** start **

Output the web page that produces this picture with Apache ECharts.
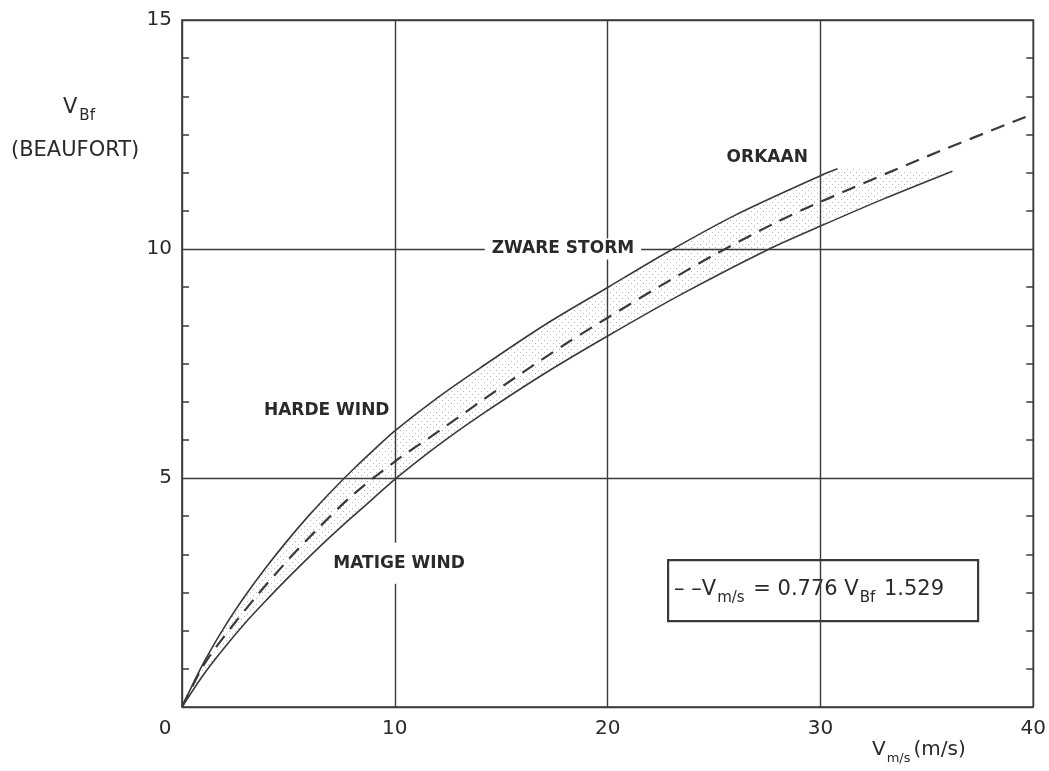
<!DOCTYPE html>
<html lang="nl">
<head>
    <meta charset="UTF-8">
    <title>Beaufort - m/s</title>
    <script src="https://cdn.jsdelivr.net/npm/echarts@6/dist/echarts.min.js"></script>
    <style>
        html, body { margin: 0; padding: 0; background: #fff; }
        #chart { width: 1049px; height: 771px; }
    </style>
</head>
<body>
<div id="chart"></div>
<script>
    // bovengrens van de band (m/s -> Beaufort)
    var upperSpeed    = [0, 1, 2, 3, 4, 5, 6, 7, 8, 9, 10, 12, 14, 17, 20, 22.8, 26, 30, 30.8];
    var upperBeaufort = [0, 0.95, 1.75, 2.45, 3.08, 3.66, 4.2, 4.7, 5.17, 5.61, 6.03, 6.75, 7.4, 8.33, 9.16, 9.93, 10.74, 11.6, 11.75];

    // ondergrens van de band
    var lowerSpeed    = [0, 1, 2, 3, 4, 5, 6, 7, 8, 9, 10, 12, 14, 17, 20, 23.5, 27.5, 30, 33, 36.2];
    var lowerBeaufort = [0, 0.7, 1.3, 1.85, 2.35, 2.83, 3.29, 3.73, 4.15, 4.56, 4.97, 5.7, 6.36, 7.27, 8.1, 9.02, 9.98, 10.5, 11.1, 11.7];

    // gestreepte lijn V = 0.776 Bf^1.529
    var fitSpeed    = [0, 1, 2, 3.5, 5, 6.5, 8, 10, 12, 14, 16, 18, 20, 22.5, 25, 28, 30, 35, 40];
    var fitBeaufort = [0, 0.9, 1.55, 2.42, 3.22, 3.95, 4.62, 5.36, 6.0, 6.66, 7.3, 7.92, 8.5, 9.2, 9.87, 10.6, 11.03, 12.02, 12.95];

    var labelNames = ['ORKAAN', 'ZWARE STORM', 'HARDE WIND', 'MATIGE WIND'];
    var labelSpeed = [27.5, 17.9, 6.8, 10.2];
    var labelBeaufort = [12.0, 10.0, 6.48, 3.14];

    function pairs(xs, ys) {
        return xs.map(function (x, i) { return [x, ys[i]]; });
    }

    // stippelpatroon voor de band
    var dots = document.createElement('canvas');
    dots.width = 6; dots.height = 6;
    var dctx = dots.getContext('2d');
    dctx.fillStyle = 'rgba(110,110,110,0.5)';
    dctx.fillRect(1, 1, 1, 1);
    dctx.fillRect(4, 4, 1, 1);

    var ink = '#3a3a3a';
    var textInk = '#2a2a2a';
    var font = "'DejaVu Sans', 'Open Sans', sans-serif";

    var myChart = echarts.init(document.getElementById('chart'));

    var option = {
        animation: false,
        backgroundColor: '#fff',
        grid: {
            left: 182, right: 11, top: 20, bottom: 64,
            show: true,
            borderColor: ink,
            borderWidth: 1.6,
            backgroundColor: 'transparent'
        },
        xAxis: {
            type: 'value',
            min: 0, max: 40, interval: 10,
            axisLine: { show: false },
            axisTick: { show: false },
            splitLine: { show: true, lineStyle: { color: ink, width: 1.4 } },
            axisLabel: {
                fontFamily: font, fontSize: 20, color: textInk, margin: 12,
                formatter: function (v) { return v === 0 ? '{z|0}' : String(v); },
                rich: { z: { fontFamily: font, fontSize: 20, color: textInk, padding: [0, 34, 0, 0] } }
            }
        },
        yAxis: [{
            type: 'value',
            min: 0, max: 15, interval: 5,
            axisLine: { show: false },
            axisTick: { show: false, inside: true },
            minorTick: { show: true, splitNumber: 6, length: 7, lineStyle: { color: ink, width: 1.5 } },
            splitLine: { show: true, lineStyle: { color: ink, width: 1.4 } },
            axisLabel: {
                fontFamily: font, fontSize: 20, color: textInk, margin: 10,
                formatter: function (v) { return v === 0 ? '' : String(v); }
            }
        }, {
            type: 'value',
            position: 'right',
            min: 0, max: 15, interval: 5,
            axisLine: { show: false },
            axisTick: { show: false, inside: true },
            minorTick: { show: true, splitNumber: 6, length: 7, lineStyle: { color: ink, width: 1.5 } },
            splitLine: { show: false },
            axisLabel: { show: false }
        }],
        graphic: [
            {
                type: 'text', left: 63, top: 97,
                style: {
                    text: '{m|V}{s|Bf}',
                    rich: {
                        m: { fontFamily: font, fontSize: 21, fill: textInk },
                        s: { fontFamily: font, fontSize: 15, fill: textInk, padding: [18, 0, 0, 2] }
                    }
                }
            },
            {
                type: 'text', left: 11, top: 140,
                style: { text: '(BEAUFORT)', fontFamily: font, fontSize: 21, fill: textInk }
            },
            {
                type: 'text', left: 872, top: 740,
                style: {
                    text: '{m|V}{s|m/s}{m|(m/s)}',
                    rich: {
                        m: { fontFamily: font, fontSize: 20, fill: textInk },
                        s: { fontFamily: font, fontSize: 13, fill: textInk, padding: [18, 3, 0, 1] }
                    }
                }
            },
            {
                type: 'group', left: 667, top: 559,
                children: [
                    {
                        type: 'rect',
                        shape: { x: 0, y: 0, width: 310, height: 61 },
                        style: { fill: '#fff', stroke: ink, lineWidth: 2.2 }
                    },
                    {
                        type: 'text', x: 6, y: 13,
                        style: {
                            text: '{m|\u2013 \u2013V}{s|m/s}{m| = 0.776 V}{s|Bf}{m| 1.529}',
                            rich: {
                                m: { fontFamily: font, fontSize: 21, fill: textInk },
                                s: { fontFamily: font, fontSize: 15, fill: textInk, padding: [18, 2, 0, 1] }
                            }
                        }
                    }
                ]
            }
        ],
        series: [
            {
                type: 'custom',
                silent: true,
                z: 1,
                data: [0],
                renderItem: function (params, api) {
                    var pts = [];
                    upperSpeed.forEach(function (v, i) { pts.push(api.coord([v, upperBeaufort[i]])); });
                    for (var i = lowerSpeed.length - 1; i >= 0; i--) {
                        pts.push(api.coord([lowerSpeed[i], lowerBeaufort[i]]));
                    }
                    return {
                        type: 'polygon',
                        shape: { points: pts },
                        style: { fill: { image: dots, repeat: 'repeat' }, stroke: null }
                    };
                }
            },
            {
                type: 'line', name: 'boven', data: pairs(upperSpeed, upperBeaufort),
                smooth: 0.3, symbol: 'none', silent: true, z: 3,
                lineStyle: { color: ink, width: 1.6 }
            },
            {
                type: 'line', name: 'onder', data: pairs(lowerSpeed, lowerBeaufort),
                smooth: 0.3, symbol: 'none', silent: true, z: 3,
                lineStyle: { color: ink, width: 1.6 }
            },
            {
                type: 'line', name: 'fit', data: pairs(fitSpeed, fitBeaufort),
                smooth: 0.3, symbol: 'none', silent: true, z: 3,
                lineStyle: { color: ink, width: 2.2, type: [14, 9] }
            },
            {
                type: 'scatter', silent: true, z: 5,
                symbolSize: 1,
                itemStyle: { color: 'transparent', opacity: 1 },
                data: labelNames.map(function (n, i) {
                    return {
                        value: [labelSpeed[i], labelBeaufort[i]],
                        name: n,
                        label: {
                            show: true, position: 'inside', formatter: n, opacity: 1,
                            fontFamily: font, fontSize: 17, fontWeight: 'bold', color: textInk,
                            backgroundColor: (n === 'HARDE WIND' || n === 'ORKAAN') ? 'transparent' : '#fff',
                            padding: n === 'MATIGE WIND' ? [12, 4] : [2, 7]
                        }
                    };
                })
            }
        ]
    };

    myChart.setOption(option);
</script>
</body>
</html>
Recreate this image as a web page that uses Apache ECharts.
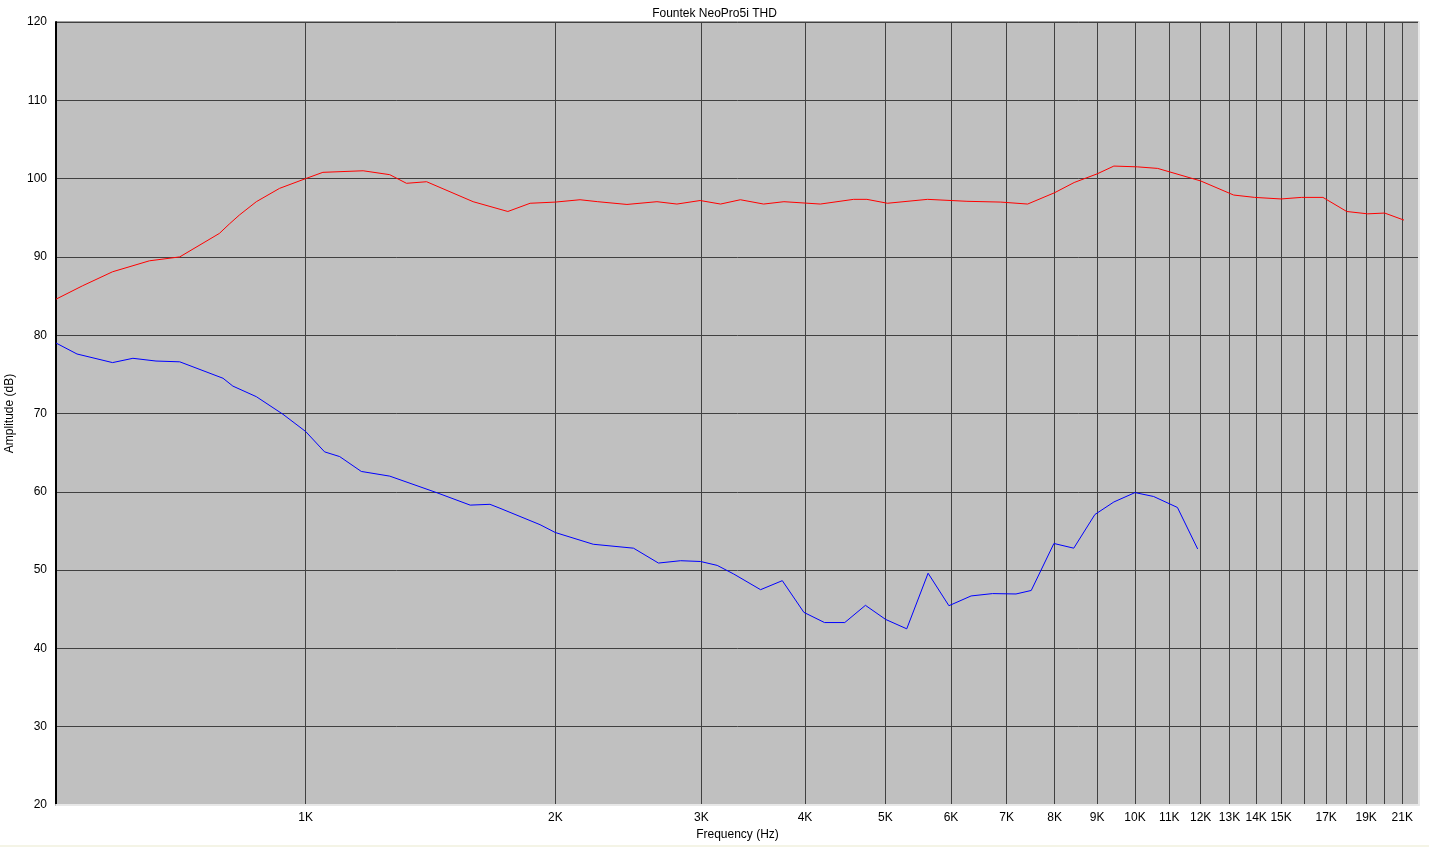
<!DOCTYPE html>
<html>
<head>
<meta charset="utf-8">
<script src="https://cdn.jsdelivr.net/npm/echarts@6/dist/echarts.min.js"></script>
<style>
  html, body { margin: 0; padding: 0; background: #F4F4E6; }
  #chart { width: 1429px; height: 845px; background: #FFFFFF; }
</style>
</head>
<body>
<div id="chart"></div>
<script>
// ---- data (Hz, dB) ----
const redFreq = [500, 538, 585, 648, 705, 787, 809, 832, 872, 930, 1000, 1049, 1173, 1263, 1323, 1399, 1592, 1753, 1865, 2000, 2142, 2250, 2440, 2652, 2803, 2990, 3164, 3343, 3566, 3773, 4174, 4578, 4750, 5029, 5621, 6271, 6889, 7422, 8000, 8446, 9000, 9430, 10066, 10650, 12000, 13150, 13940, 15000, 15870, 16850, 18000, 19080, 20000, 21100];
const redDb   = [84.6, 86.3, 88.1, 89.5, 90.0, 93.0, 94.2, 95.35, 97.05, 98.75, 100.0, 100.8, 101.0, 100.5, 99.4, 99.6, 97.05, 95.8, 96.85, 97.0, 97.3, 97.05, 96.7, 97.05, 96.75, 97.2, 96.75, 97.3, 96.75, 97.05, 96.75, 97.35, 97.35, 96.85, 97.35, 97.1, 97.0, 96.75, 98.2, 99.5, 100.6, 101.6, 101.5, 101.3, 99.7, 97.9, 97.6, 97.4, 97.6, 97.6, 95.8, 95.5, 95.6, 94.7];

const blueFreq = [500, 530, 585, 619, 660, 705, 795, 817, 872, 939, 1000, 1054, 1099, 1167, 1263, 1438, 1579, 1668, 1715, 1917, 2000, 2222, 2485, 2663, 2832, 2993, 3135, 3282, 3536, 3756, 3988, 4223, 4467, 4731, 5004, 5306, 5630, 5965, 6344, 6734, 7186, 7497, 7984, 8436, 8946, 9430, 10000, 10530, 11250, 11900];
const blueDb   = [79.0, 77.6, 76.5, 77.05, 76.7, 76.6, 74.5, 73.5, 72.15, 69.9, 67.7, 65.1, 64.5, 62.6, 62.0, 59.9, 58.3, 58.4, 57.9, 55.8, 54.8, 53.3, 52.8, 50.9, 51.2, 51.1, 50.6, 49.5, 47.5, 48.65, 44.6, 43.3, 43.3, 45.5, 43.7, 42.5, 49.6, 45.45, 46.7, 47.0, 46.95, 47.4, 53.4, 52.8, 57.1, 58.7, 59.9, 59.4, 58.0, 52.7];

// grid lines every 1 kHz, labels (kHz)
const gridKHz  = [1, 2, 3, 4, 5, 6, 7, 8, 9, 10, 11, 12, 13, 14, 15, 16, 17, 18, 19, 20, 21];
const labelKHz = [1, 2, 3, 4, 5, 6, 7, 8, 9, 10, 11, 12, 13, 14, 15, 17, 19, 21];
const freqMin = 500, freqMax = 22000;

const lg = v => Math.log10(v);
const toPairs = (fs, ds) => fs.map((f, i) => [lg(f), ds[i]]);

const FONT = 'Liberation Sans';
const chart = echarts.init(document.getElementById('chart'), null, { renderer: 'canvas' });
chart.setOption({
  animation: false,
  backgroundColor: '#FFFFFF',
  textStyle: { fontFamily: FONT },
  title: {
    text: 'Fountek NeoPro5i THD',
    left: 'center', top: 3,
    textStyle: { fontSize: 12, fontWeight: 'normal', color: '#000', fontFamily: FONT }
  },
  grid: {
    left: 56, right: 10, top: 22, bottom: 40,
    outerBoundsMode: 'none', containLabel: false,
    show: true, backgroundColor: '#C0C0C0', borderColor: '#404040', borderWidth: 1
  },
  xAxis: {
    type: 'value',
    min: lg(freqMin), max: lg(freqMax),
    name: 'Frequency (Hz)', nameLocation: 'middle', nameGap: 24,
    nameTextStyle: { fontSize: 12, color: '#000', fontFamily: FONT },
    axisLine: { show: true, lineStyle: { color: '#E8E8E8', width: 2 } },
    axisTick: { show: false, customValues: gridKHz.map(k => lg(k * 1000)) },
    axisLabel: {
      customValues: labelKHz.map(k => lg(k * 1000)),
      formatter: v => Math.round(Math.pow(10, v) / 1000) + 'K',
      fontSize: 12, color: '#000', margin: 7, fontFamily: FONT
    },
    splitLine: { show: true, lineStyle: { color: '#404040', width: 1 } }
  },
  yAxis: [{
    type: 'value', min: 20, max: 120, interval: 10,
    name: 'Amplitude (dB)', nameLocation: 'middle', nameGap: 38,
    nameTextStyle: { fontSize: 12, color: '#000', fontFamily: FONT },
    axisLine: { show: true, lineStyle: { color: '#000000', width: 2 } },
    axisTick: { show: false },
    axisLabel: { fontSize: 12, color: '#000', margin: 9, fontFamily: FONT },
    splitLine: { show: true, lineStyle: { color: '#404040', width: 1 } }
  }, {
    type: 'value', min: 20, max: 120, interval: 10, position: 'right',
    axisLine: { show: true, lineStyle: { color: '#E8E8E8', width: 2 } },
    axisTick: { show: false }, axisLabel: { show: false }, splitLine: { show: false }
  }],
  series: [{
    type: 'line', name: 'Fundamental', data: toPairs(redFreq, redDb),
    showSymbol: false, symbol: 'none', smooth: false,
    lineStyle: { color: '#FF0000', width: 1 }, itemStyle: { color: '#FF0000' }
  }, {
    type: 'line', name: 'THD', data: toPairs(blueFreq, blueDb),
    showSymbol: false, symbol: 'none', smooth: false,
    lineStyle: { color: '#0000FF', width: 1 }, itemStyle: { color: '#0000FF' }
  }]
});
</script>
</body>
</html>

** end **

- _Do this_: Take the lines from the start of the material to the line with "11.03, 12.02, 12.95];", both included, and transcribe them exactly without the pictures.

- _Task answer_:
Output the web page that produces this picture with Apache ECharts.
<!DOCTYPE html>
<html lang="nl">
<head>
    <meta charset="UTF-8">
    <title>Beaufort - m/s</title>
    <script src="https://cdn.jsdelivr.net/npm/echarts@6/dist/echarts.min.js"></script>
    <style>
        html, body { margin: 0; padding: 0; background: #fff; }
        #chart { width: 1049px; height: 771px; }
    </style>
</head>
<body>
<div id="chart"></div>
<script>
    // bovengrens van de band (m/s -> Beaufort)
    var upperSpeed    = [0, 1, 2, 3, 4, 5, 6, 7, 8, 9, 10, 12, 14, 17, 20, 22.8, 26, 30, 30.8];
    var upperBeaufort = [0, 0.95, 1.75, 2.45, 3.08, 3.66, 4.2, 4.7, 5.17, 5.61, 6.03, 6.75, 7.4, 8.33, 9.16, 9.93, 10.74, 11.6, 11.75];

    // ondergrens van de band
    var lowerSpeed    = [0, 1, 2, 3, 4, 5, 6, 7, 8, 9, 10, 12, 14, 17, 20, 23.5, 27.5, 30, 33, 36.2];
    var lowerBeaufort = [0, 0.7, 1.3, 1.85, 2.35, 2.83, 3.29, 3.73, 4.15, 4.56, 4.97, 5.7, 6.36, 7.27, 8.1, 9.02, 9.98, 10.5, 11.1, 11.7];

    // gestreepte lijn V = 0.776 Bf^1.529
    var fitSpeed    = [0, 1, 2, 3.5, 5, 6.5, 8, 10, 12, 14, 16, 18, 20, 22.5, 25, 28, 30, 35, 40];
    var fitBeaufort = [0, 0.9, 1.55, 2.42, 3.22, 3.95, 4.62, 5.36, 6.0, 6.66, 7.3, 7.92, 8.5, 9.2, 9.87, 10.6, 11.03, 12.02, 12.95];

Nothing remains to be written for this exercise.